Tant’è. Bruciando i tempi, le forze di centrosinistra, Pd-M5s-Leu, fanno muro in difesa del rapper, mentre il sindacato interno Usigrai mette sotto accusa, scoprendola improvvisamente, «la partitocrazia» dell’azienda pubblica. Il primo a ringraziare il cantante è stato il deputato Pd che ha dato il nome al disegno di legge, Alessandro Zan. Poi le prese di posizione si sono moltiplicate tra Pd e M5S. L’ex presidente del Consiglio e leader grillino Giuseppe Conte scrive: «Io sto con Fedez». Poco prima parla il segretario dem Enrico Letta: «Voglio ringraziare Fedez, le sue parole forti che condividiamo in pieno, rendono possibile rompere un tabù, cioè che non si può parlare di diritti perché siamo in pandemia. Occuparsi di pandemia non vuol dire che non si possono fare battaglie per i diritti».

Per eventuali distratti, la legge targata Zan prevede l’estensione dei cosiddetti reati d’odio per discriminazione razziale, etnica o religiosa a chi compia discriminazioni verso omosessuali, donne, disabili.
Ognuno è libero di pensarla come crede, ma resta la questione della presunta censura: tutti con Fedez, tutti contro la Rai, tutti a favore della libertà di espressione. Per carità.

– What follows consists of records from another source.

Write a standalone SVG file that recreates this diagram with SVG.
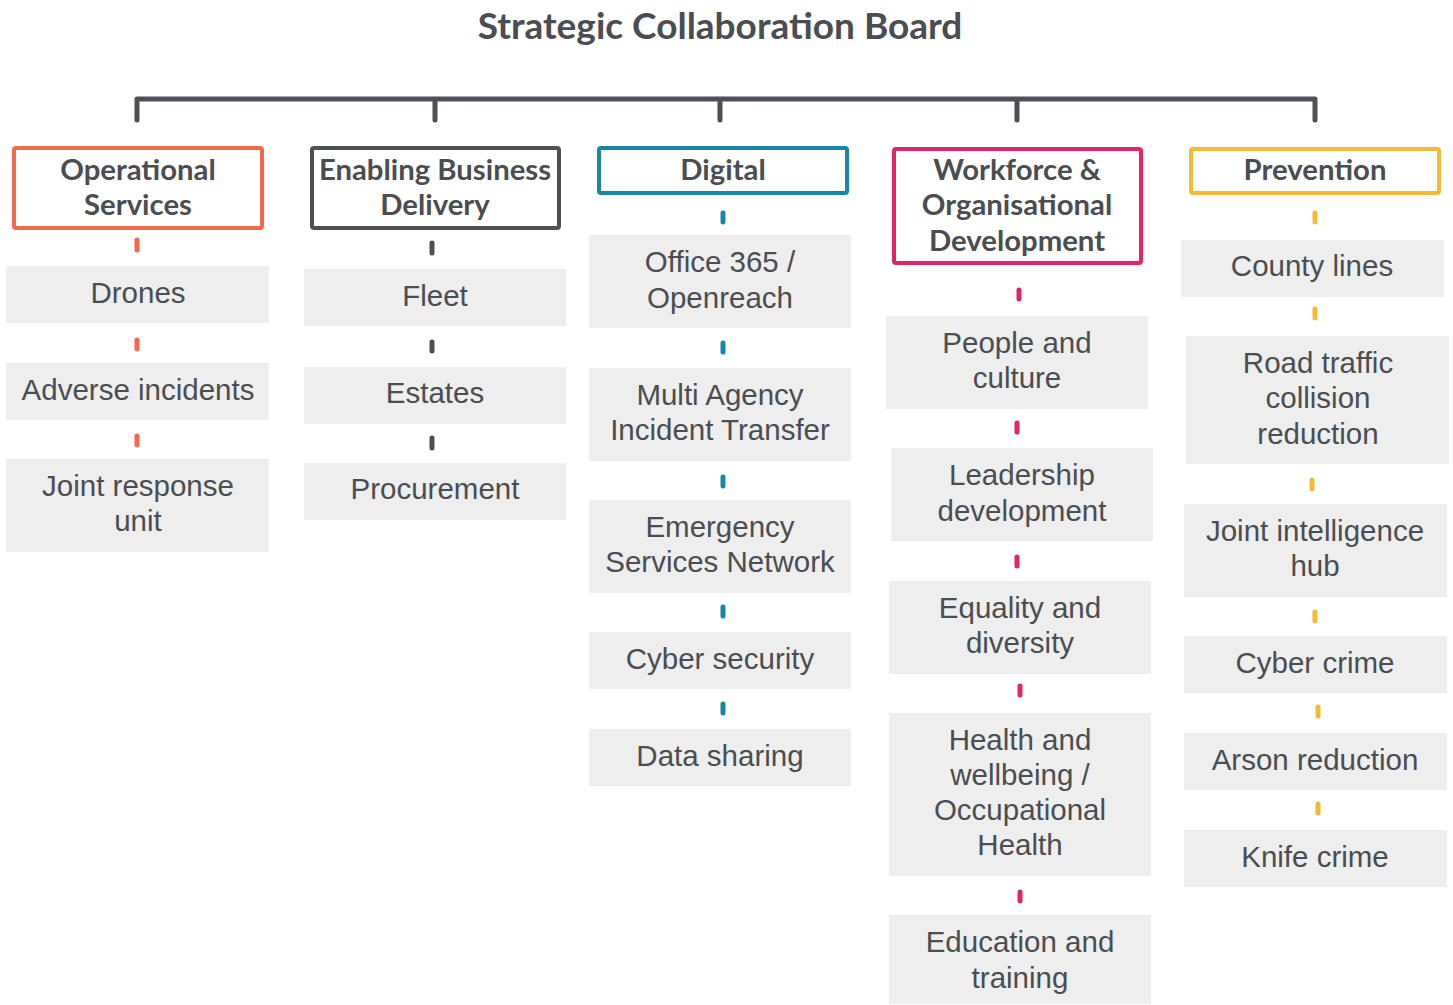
<svg xmlns="http://www.w3.org/2000/svg" width="1453" height="1005" viewBox="0 0 1453 1005">
<style>
.title{font-family:Lato,"Open Sans",sans-serif;font-weight:700;font-size:37px;fill:#4a4d51;text-anchor:middle}
.hd{font-family:Lato,"Open Sans",sans-serif;font-weight:700;font-size:29.3px;fill:#4a4d51;text-anchor:middle}
.hbox{fill:#fff;stroke-width:4}
.item{fill:#eeeeee}
.it{font-family:"Liberation Sans",Arial,sans-serif;font-size:29.5px;fill:#4a4d51;text-anchor:middle}
.dash{stroke-width:5;stroke-linecap:round;fill:none}
.c1{stroke:#f26a4b}.c2{stroke:#4d5054}.c3{stroke:#1a86a5}.c4{stroke:#e0256a}.c5{stroke:#f1ba37}
</style>
<text class="title" x="720" y="39">Strategic Collaboration Board</text>
<g id="connectors">
<path d="M137,120 V99 H1315 V120 M435,99 V120 M720,99 V120 M1017,99 V120" stroke="#4d5054" stroke-width="5" fill="none" stroke-linecap="round" stroke-linejoin="round"/>
<path class="dash c1" d="M137,240 V250 M137,340 V349 M137,436 V445"/>
<path class="dash c2" d="M432,243 V253 M432,342 V351 M432,438 V448"/>
<path class="dash c3" d="M723,213 V222 M723,343 V352 M723,477 V486 M723,607 V616 M723,704 V713"/>
<path class="dash c4" d="M1019,290 V299 M1017,423 V432 M1017,557 V566 M1020,686 V695 M1020,892 V901"/>
<path class="dash c5" d="M1315,213 V222 M1315,309 V318 M1312,480 V489 M1315,612 V621 M1318,707 V716 M1318,804 V813"/>
</g>
<g id="h1"><rect class="hbox c1" x="14" y="148" width="248" height="80" rx="2"/><text class="hd" x="138" y="180">Operational</text><text class="hd" x="138" y="215">Services</text></g>
<g id="h2"><rect class="hbox c2" x="312" y="148" width="247" height="80" rx="2"/><text class="hd" x="435" y="180">Enabling Business</text><text class="hd" x="435" y="215">Delivery</text></g>
<g id="h3"><rect class="hbox c3" x="599" y="148" width="248" height="45" rx="2"/><text class="hd" x="723" y="180">Digital</text></g>
<g id="h4"><rect class="hbox c4" x="894" y="149" width="247" height="114" rx="2"/><text class="hd" x="1017" y="180">Workforce &amp;</text><text class="hd" x="1017" y="215">Organisational</text><text class="hd" x="1017" y="251">Development</text></g>
<g id="h5"><rect class="hbox c5" x="1191" y="149" width="248" height="44" rx="2"/><text class="hd" x="1315" y="180">Prevention</text></g>

<g id="n1a"><rect class="item" x="6" y="266" width="263" height="57"/><text class="it" x="138" y="303">Drones</text></g>
<g id="n1b"><rect class="item" x="6" y="363" width="263" height="57"/><text class="it" x="138" y="400">Adverse incidents</text></g>
<g id="n1c"><rect class="item" x="6" y="459" width="263" height="93"/><text class="it" x="138" y="496">Joint response</text><text class="it" x="138" y="531">unit</text></g>

<g id="n2a"><rect class="item" x="304" y="269" width="262" height="57"/><text class="it" x="435" y="306">Fleet</text></g>
<g id="n2b"><rect class="item" x="304" y="367" width="262" height="57"/><text class="it" x="435" y="403">Estates</text></g>
<g id="n2c"><rect class="item" x="304" y="463" width="262" height="57"/><text class="it" x="435" y="499">Procurement</text></g>

<g id="n3a"><rect class="item" x="589" y="235" width="262" height="93"/><text class="it" x="720" y="272">Office 365 /</text><text class="it" x="720" y="308">Openreach</text></g>
<g id="n3b"><rect class="item" x="589" y="368" width="262" height="93"/><text class="it" x="720" y="405">Multi Agency</text><text class="it" x="720" y="440">Incident Transfer</text></g>
<g id="n3c"><rect class="item" x="589" y="500" width="262" height="93"/><text class="it" x="720" y="537">Emergency</text><text class="it" x="720" y="572">Services Network</text></g>
<g id="n3d"><rect class="item" x="589" y="632" width="262" height="57"/><text class="it" x="720" y="669">Cyber security</text></g>
<g id="n3e"><rect class="item" x="589" y="729" width="262" height="57"/><text class="it" x="720" y="766">Data sharing</text></g>

<g id="n4a"><rect class="item" x="886" y="316" width="262" height="93"/><text class="it" x="1017" y="353">People and</text><text class="it" x="1017" y="388">culture</text></g>
<g id="n4b"><rect class="item" x="891" y="448" width="262" height="93"/><text class="it" x="1022" y="485">Leadership</text><text class="it" x="1022" y="521">development</text></g>
<g id="n4c"><rect class="item" x="889" y="581" width="262" height="93"/><text class="it" x="1020" y="618">Equality and</text><text class="it" x="1020" y="653">diversity</text></g>
<g id="n4d"><rect class="item" x="889" y="713" width="262" height="163"/><text class="it" x="1020" y="750">Health and</text><text class="it" x="1020" y="785">wellbeing /</text><text class="it" x="1020" y="820">Occupational</text><text class="it" x="1020" y="855">Health</text></g>
<g id="n4e"><rect class="item" x="889" y="915" width="262" height="89"/><text class="it" x="1020" y="952">Education and</text><text class="it" x="1020" y="988">training</text></g>

<g id="n5a"><rect class="item" x="1181" y="240" width="263" height="57"/><text class="it" x="1312" y="276">County lines</text></g>
<g id="n5b"><rect class="item" x="1186" y="336" width="263" height="128"/><text class="it" x="1318" y="373">Road traffic</text><text class="it" x="1318" y="408">collision</text><text class="it" x="1318" y="444">reduction</text></g>
<g id="n5c"><rect class="item" x="1184" y="504" width="263" height="93"/><text class="it" x="1315" y="541">Joint intelligence</text><text class="it" x="1315" y="576">hub</text></g>
<g id="n5d"><rect class="item" x="1184" y="636" width="263" height="57"/><text class="it" x="1315" y="673">Cyber crime</text></g>
<g id="n5e"><rect class="item" x="1184" y="733" width="263" height="57"/><text class="it" x="1315" y="770">Arson reduction</text></g>
<g id="n5f"><rect class="item" x="1184" y="830" width="263" height="57"/><text class="it" x="1315" y="867">Knife crime</text></g>
</svg>
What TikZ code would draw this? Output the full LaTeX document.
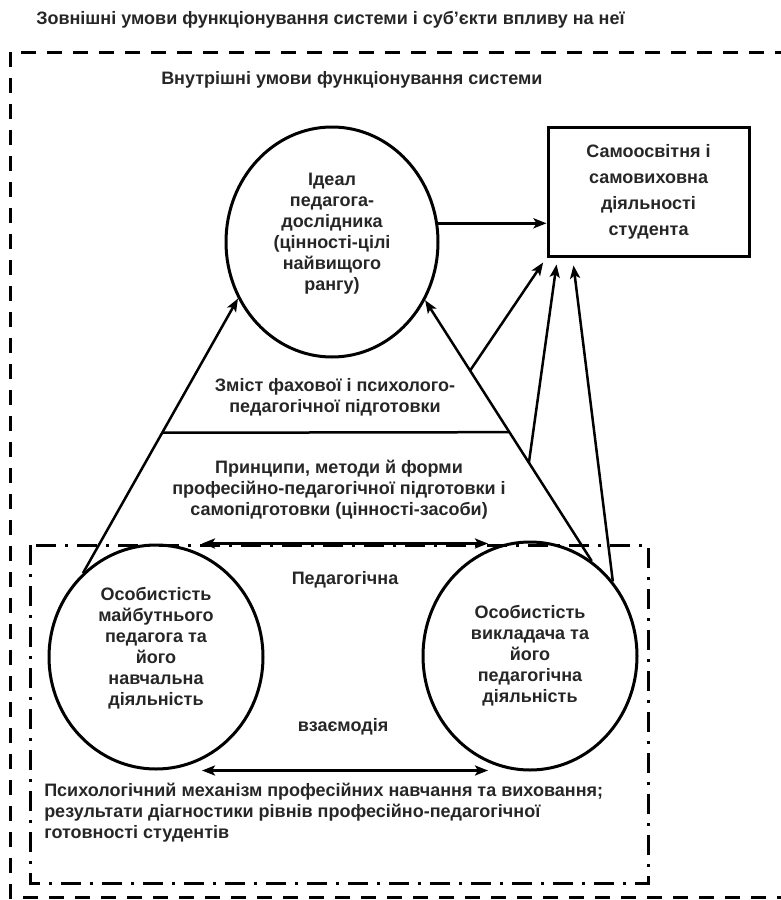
\documentclass[tikz,border=0pt]{standalone}
\usepackage{fontspec}
\setmainfont{Liberation Sans}
\usetikzlibrary{arrows.meta,shapes.geometric,calc}
\definecolor{ink}{HTML}{262626}

\begin{document}
\begin{tikzpicture}[x=1pt,y=-1pt,>={Stealth[length=13pt,width=10pt,inset=3pt]},
                    line width=2.5pt,font=\fontsize{18}{21}\selectfont\bfseries,text=ink]
  \tikzset{
    circ/.style={ellipse, draw, line width=3pt, inner sep=0pt, align=center},
    txt/.style={align=center, inner sep=0pt},
    link/.style={->, line width=2.5pt},
  }
  \useasboundingbox (0,0) rectangle (780,900);

  % borders of the system
  \draw[line width=3pt, dash pattern=on 15pt off 11pt] (790,52) -- (10,52) -- (10,897) -- (790,897);
  \draw[line width=3pt, dash pattern=on 20pt off 9pt on 3pt off 9pt] (30,545) rectangle (648,883);

  \node[txt, anchor=west] (outer) at (35,20) {Зовнішні умови функціонування системи і суб’єкти впливу на неї};
  \node[txt, anchor=west] (inner) at (160,80) {Внутрішні умови функціонування системи};

  \node[circ, minimum width=212pt, minimum height=230pt] (ideal) at (332,242)
    {Ідеал\\педагога-\\дослідника\\(цінності-цілі\\найвищого\\рангу)\\~};
  \node[draw, line width=3pt, minimum width=201pt, minimum height=129pt, align=center,
        font=\fontsize{18}{26}\selectfont\bfseries] (self) at (648.5,191.5)
    {Самоосвітня і\\самовиховна\\діяльності\\студента};
  \node[circ, minimum width=214pt, minimum height=224pt] (student) at (156,657)
    {Особистість\\майбутнього\\педагога та\\його\\навчальна\\діяльність\\~};
  \node[circ, minimum width=214pt, minimum height=228pt] (teacher) at (530,656)
    {Особистість\\викладача та\\його\\педагогічна\\діяльність};

  \draw[link] (self.west |- ideal.10) ++(-110,0) coordinate (ia) -- (ia -| self.west);
  \draw[link] (student.131) -- coordinate[pos=0.511] (lcut) (ideal.211);
  \draw[link] (teacher.57) -- coordinate[pos=0.494] (rcut) coordinate[pos=0.377] (rlow)
    coordinate[pos=0.73] (rhigh) (ideal.328);
  \draw (lcut) -- (rcut);

  \draw[link, shorten >=6pt] (rhigh) -- (self.south west);
  \draw[link, shorten >=7pt] (rlow) -- ($(self.south west)+(11,0)$);
  \draw[link, shorten >=8pt] (teacher.42) -- ($(self.south west)+(26,0)$);

  \draw[<->] ($(student.north)+(46,0)$) -- ($(student.north -| teacher.north)+(-42,0)$);
  \draw[<->] ($(student.south)+(46,0)$) -- ($(student.south -| teacher.south)+(-42,0)$);

  \node[txt] (zmist) at (335,397) {Зміст фахової і психолого-\\педагогічної підготовки};
  \node[txt] (pryn) at (339,490)
    {Принципи, методи й форми\\професійно-педагогічної підготовки і\\самопідготовки (цінності-засоби)};
  \node[txt] (ped) at (345,580) {Педагогічна};
  \node[txt] (vz) at (343,727) {взаємодія};
  \node[txt, anchor=north west, align=left] (mech) at (43,782)
    {Психологічний механізм професійних навчання та виховання;\\результати діагностики рівнів професійно-педагогічної\\готовності студентів};
\end{tikzpicture}
\end{document}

Voce critica solo da Confindustria che - dice il presidente Bonomi - «con il precedente governo, sul Tg1 non c'è mai andata. Penso che un artista, ma in generale tutti debbano poter esprimere il proprio pensiero, rispettoso delle leggi» ma sul caso Fedez «c'è anche il tema della ipocrisia da parte di chi oggi commenta il fatto, perché i vertici di questa Rai qualcuno li ha nominati, e mi sembra che sono gli stessi che oggi stanno contestando».